Ruppel, Stephen C.¹, R. G. Loucks², Wayne R. Wright³, Jeffrey A. Kane⁴, Fred P. Wang⁵ (1) University of Texas at Austin, Austin, TX (2) Bureau of Economic Geology, Jackson School of Geosciences,The University of Texas at Austin, Austin, TX (3) The University of Texas, Austin, TX (4) Jackson School of Geosciences, The University of Texas at Austin, Austin, TX (5) The University of Texas at Austin, Austin, TX

Dramatic success in exploitation of the Mississippian Barnett Shale in the Ft. Worth Basin (FWB) of central Texas has ignited interest in shale successions around the globe. In Texas, four middle and upper Paleozoic shale successions are known to be oil source rocks and have the potential to produce significant shale gas. Each succession, however, exhibits distinctive differences from the FWB Barnett and from one another that need to be recognized and interpreted before their gas production potential can be assessed. For example, both the Devonian Woodford shale (up to 700 ft thick) and Barnett of the Permian Basin of Texas and New Mexico (up to 1600 ft thick) were deposited under very similar conditions to the FWB Barnett, contain similar high TOC, kerogen, and thermal maturity, and are distributed over much larger areas than the FWB Barnett but both are at greater depths and appear to be very different mineralogically.

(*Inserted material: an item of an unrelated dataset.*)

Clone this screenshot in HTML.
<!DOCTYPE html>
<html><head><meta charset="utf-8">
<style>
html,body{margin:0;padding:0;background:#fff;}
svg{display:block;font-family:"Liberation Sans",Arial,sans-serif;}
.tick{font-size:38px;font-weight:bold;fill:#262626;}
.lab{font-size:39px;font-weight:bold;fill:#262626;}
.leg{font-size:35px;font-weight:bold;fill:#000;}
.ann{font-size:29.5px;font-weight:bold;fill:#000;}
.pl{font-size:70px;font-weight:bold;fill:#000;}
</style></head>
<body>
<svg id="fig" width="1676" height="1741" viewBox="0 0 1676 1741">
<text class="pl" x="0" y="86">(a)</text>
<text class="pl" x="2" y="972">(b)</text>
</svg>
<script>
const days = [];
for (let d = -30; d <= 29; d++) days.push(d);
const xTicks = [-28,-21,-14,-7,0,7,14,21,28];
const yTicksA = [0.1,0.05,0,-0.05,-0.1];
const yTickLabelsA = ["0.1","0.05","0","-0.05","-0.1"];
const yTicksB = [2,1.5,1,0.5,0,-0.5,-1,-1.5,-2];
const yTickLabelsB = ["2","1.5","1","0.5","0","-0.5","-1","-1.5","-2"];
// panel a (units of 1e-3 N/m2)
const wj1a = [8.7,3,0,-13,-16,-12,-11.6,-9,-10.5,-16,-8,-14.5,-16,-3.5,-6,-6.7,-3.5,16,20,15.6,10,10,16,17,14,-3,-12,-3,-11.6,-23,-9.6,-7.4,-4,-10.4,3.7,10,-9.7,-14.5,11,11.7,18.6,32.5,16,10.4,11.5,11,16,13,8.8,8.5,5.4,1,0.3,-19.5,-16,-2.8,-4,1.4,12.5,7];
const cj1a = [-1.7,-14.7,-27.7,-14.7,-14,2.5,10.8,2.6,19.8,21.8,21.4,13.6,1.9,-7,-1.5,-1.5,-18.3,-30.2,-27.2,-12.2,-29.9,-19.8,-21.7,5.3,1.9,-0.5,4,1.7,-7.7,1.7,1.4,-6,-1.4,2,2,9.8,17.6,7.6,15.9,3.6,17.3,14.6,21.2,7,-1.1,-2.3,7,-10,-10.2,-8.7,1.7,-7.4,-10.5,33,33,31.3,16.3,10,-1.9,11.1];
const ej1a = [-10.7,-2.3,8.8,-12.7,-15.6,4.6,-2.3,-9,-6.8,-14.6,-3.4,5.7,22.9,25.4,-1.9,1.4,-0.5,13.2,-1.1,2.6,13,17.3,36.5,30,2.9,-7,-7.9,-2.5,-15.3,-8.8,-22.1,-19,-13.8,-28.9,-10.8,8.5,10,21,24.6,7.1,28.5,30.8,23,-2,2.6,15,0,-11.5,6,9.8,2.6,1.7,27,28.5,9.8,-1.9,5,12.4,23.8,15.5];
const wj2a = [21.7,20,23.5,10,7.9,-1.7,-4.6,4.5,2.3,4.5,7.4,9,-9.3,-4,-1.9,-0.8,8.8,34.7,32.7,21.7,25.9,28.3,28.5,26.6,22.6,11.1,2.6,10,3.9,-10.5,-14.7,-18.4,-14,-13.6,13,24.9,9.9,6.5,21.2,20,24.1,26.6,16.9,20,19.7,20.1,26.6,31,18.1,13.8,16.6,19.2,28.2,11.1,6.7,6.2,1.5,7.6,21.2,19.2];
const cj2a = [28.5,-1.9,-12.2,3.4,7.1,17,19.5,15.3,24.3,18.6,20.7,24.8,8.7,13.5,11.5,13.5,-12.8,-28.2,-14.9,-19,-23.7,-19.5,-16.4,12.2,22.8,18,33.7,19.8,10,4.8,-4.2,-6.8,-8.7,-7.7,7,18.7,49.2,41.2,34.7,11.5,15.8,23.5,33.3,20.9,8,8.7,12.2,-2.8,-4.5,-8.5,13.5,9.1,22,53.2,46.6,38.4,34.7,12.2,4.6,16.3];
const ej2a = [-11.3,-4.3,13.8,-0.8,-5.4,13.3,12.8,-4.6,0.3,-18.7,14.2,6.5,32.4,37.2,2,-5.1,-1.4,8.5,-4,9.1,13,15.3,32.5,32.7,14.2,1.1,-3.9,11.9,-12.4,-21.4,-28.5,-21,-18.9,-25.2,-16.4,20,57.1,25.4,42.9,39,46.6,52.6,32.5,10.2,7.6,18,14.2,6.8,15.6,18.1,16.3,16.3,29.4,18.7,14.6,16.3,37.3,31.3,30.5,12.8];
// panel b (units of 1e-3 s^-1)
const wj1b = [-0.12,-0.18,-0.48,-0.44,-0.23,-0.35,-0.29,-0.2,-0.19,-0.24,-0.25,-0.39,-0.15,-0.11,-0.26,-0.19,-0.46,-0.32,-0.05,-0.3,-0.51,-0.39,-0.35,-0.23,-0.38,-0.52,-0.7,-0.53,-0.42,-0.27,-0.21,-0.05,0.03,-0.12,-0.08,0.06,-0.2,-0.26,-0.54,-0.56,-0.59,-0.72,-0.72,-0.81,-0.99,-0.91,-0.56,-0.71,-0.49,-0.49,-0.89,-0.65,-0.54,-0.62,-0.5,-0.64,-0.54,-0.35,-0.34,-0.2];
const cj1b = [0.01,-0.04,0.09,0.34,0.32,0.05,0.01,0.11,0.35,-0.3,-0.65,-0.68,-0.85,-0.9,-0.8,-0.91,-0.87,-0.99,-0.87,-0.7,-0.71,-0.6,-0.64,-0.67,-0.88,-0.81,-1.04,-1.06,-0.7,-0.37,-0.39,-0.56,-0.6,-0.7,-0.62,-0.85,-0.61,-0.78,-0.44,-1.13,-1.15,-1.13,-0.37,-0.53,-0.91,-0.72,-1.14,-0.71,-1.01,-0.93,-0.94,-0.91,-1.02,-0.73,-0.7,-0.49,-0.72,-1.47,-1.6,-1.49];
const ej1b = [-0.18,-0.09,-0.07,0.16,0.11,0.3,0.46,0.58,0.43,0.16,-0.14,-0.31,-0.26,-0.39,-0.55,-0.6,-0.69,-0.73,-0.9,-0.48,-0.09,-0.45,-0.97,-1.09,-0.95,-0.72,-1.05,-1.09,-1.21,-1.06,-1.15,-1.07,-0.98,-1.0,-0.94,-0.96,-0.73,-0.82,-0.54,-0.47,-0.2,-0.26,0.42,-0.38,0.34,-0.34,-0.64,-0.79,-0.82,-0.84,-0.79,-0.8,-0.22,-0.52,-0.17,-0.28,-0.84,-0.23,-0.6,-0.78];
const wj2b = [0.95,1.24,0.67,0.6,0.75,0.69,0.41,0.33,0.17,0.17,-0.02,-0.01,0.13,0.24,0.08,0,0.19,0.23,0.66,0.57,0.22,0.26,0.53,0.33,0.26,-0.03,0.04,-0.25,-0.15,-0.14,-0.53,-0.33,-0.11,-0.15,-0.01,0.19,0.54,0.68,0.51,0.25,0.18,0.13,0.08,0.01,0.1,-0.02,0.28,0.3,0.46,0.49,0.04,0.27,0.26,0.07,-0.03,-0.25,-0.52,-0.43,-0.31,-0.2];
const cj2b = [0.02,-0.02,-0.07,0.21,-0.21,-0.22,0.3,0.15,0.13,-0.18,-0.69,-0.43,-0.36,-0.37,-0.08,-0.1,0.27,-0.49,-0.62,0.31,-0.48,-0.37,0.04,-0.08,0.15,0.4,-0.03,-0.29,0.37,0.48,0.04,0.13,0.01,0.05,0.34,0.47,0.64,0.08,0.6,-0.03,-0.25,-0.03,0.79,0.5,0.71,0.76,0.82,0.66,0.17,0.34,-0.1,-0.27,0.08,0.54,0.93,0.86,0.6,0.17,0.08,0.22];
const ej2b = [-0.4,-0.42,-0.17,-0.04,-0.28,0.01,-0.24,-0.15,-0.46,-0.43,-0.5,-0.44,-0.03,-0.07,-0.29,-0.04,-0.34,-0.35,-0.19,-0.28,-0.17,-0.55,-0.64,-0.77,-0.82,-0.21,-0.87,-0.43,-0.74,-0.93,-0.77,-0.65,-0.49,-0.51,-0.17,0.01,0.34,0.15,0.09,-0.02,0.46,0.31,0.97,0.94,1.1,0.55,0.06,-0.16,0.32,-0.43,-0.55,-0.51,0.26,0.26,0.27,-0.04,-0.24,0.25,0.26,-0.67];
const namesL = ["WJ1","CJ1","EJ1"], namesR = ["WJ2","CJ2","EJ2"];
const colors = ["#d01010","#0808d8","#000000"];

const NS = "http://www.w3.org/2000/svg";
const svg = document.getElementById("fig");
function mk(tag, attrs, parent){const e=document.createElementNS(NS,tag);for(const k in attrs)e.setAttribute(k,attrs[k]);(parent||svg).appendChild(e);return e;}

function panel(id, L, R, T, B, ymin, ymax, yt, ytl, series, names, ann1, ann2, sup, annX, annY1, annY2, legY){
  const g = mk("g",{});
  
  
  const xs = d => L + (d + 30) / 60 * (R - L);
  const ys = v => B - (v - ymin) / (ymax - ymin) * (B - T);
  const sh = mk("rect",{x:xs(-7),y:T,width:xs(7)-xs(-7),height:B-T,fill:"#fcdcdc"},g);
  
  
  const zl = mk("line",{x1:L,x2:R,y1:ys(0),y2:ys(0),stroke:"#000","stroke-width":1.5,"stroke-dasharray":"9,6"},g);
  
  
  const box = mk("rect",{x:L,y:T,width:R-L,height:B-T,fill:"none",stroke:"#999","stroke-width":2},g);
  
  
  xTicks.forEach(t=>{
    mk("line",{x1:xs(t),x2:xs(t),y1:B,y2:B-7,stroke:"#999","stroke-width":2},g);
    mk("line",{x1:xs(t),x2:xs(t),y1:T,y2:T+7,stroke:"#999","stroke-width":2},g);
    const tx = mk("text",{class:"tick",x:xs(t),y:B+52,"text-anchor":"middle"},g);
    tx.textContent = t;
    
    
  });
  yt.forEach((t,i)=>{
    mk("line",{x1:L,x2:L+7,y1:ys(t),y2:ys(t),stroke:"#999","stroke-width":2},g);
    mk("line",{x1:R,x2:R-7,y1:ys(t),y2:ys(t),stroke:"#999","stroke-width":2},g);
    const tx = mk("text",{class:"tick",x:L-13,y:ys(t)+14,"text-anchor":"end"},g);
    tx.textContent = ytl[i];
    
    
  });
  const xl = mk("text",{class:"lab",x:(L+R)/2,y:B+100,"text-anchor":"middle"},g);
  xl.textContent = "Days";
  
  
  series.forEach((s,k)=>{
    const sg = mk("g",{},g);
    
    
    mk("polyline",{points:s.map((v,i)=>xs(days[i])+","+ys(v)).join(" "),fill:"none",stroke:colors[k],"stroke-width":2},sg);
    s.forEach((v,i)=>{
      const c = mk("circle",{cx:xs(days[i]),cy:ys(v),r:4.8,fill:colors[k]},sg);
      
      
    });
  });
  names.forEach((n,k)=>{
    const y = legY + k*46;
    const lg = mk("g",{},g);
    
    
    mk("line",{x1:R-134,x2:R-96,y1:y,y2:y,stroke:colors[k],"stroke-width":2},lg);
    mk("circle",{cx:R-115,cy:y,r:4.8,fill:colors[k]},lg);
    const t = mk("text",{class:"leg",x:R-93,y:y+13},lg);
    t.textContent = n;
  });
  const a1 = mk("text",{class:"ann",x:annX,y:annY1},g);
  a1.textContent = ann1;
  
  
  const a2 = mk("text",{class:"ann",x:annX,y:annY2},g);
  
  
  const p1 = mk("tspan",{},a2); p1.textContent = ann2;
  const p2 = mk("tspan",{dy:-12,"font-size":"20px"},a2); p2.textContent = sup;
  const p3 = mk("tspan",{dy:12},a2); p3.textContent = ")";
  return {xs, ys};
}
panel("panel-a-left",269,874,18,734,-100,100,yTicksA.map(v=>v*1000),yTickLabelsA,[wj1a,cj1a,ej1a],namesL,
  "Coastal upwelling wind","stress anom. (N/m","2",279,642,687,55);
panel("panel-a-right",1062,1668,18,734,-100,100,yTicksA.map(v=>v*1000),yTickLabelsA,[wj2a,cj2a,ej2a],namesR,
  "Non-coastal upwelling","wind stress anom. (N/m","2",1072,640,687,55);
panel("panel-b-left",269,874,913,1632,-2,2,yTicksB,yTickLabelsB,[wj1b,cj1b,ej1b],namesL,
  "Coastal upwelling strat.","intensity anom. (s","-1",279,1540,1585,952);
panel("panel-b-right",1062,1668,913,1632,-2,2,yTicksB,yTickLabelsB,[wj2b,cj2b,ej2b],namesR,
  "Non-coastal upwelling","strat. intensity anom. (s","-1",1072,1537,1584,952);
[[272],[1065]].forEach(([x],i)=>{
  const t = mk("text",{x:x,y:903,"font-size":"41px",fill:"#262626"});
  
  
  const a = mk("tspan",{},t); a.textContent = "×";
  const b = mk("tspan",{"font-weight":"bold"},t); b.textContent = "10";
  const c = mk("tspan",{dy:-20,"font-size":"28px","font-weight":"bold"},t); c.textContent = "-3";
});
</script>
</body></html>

Permian Basin Pennsylvanian and Permian shale successions are similarly widespread and much thicker (up to 5,000 and 12,000 ft, respectively) but are even less well characterized. Pennsylvanian Smithwick/Atoka shales overlying the Barnett in the FWB also display high TOC, kerogen quality, and thermal maturity and are much thicker than the Barnett, but are also poorly known. New studies of these four source rock shale successions provide important new insights into their sedimentology, mineralogy, geochemistry, fracture character, and potential as economic shale gas reservoirs.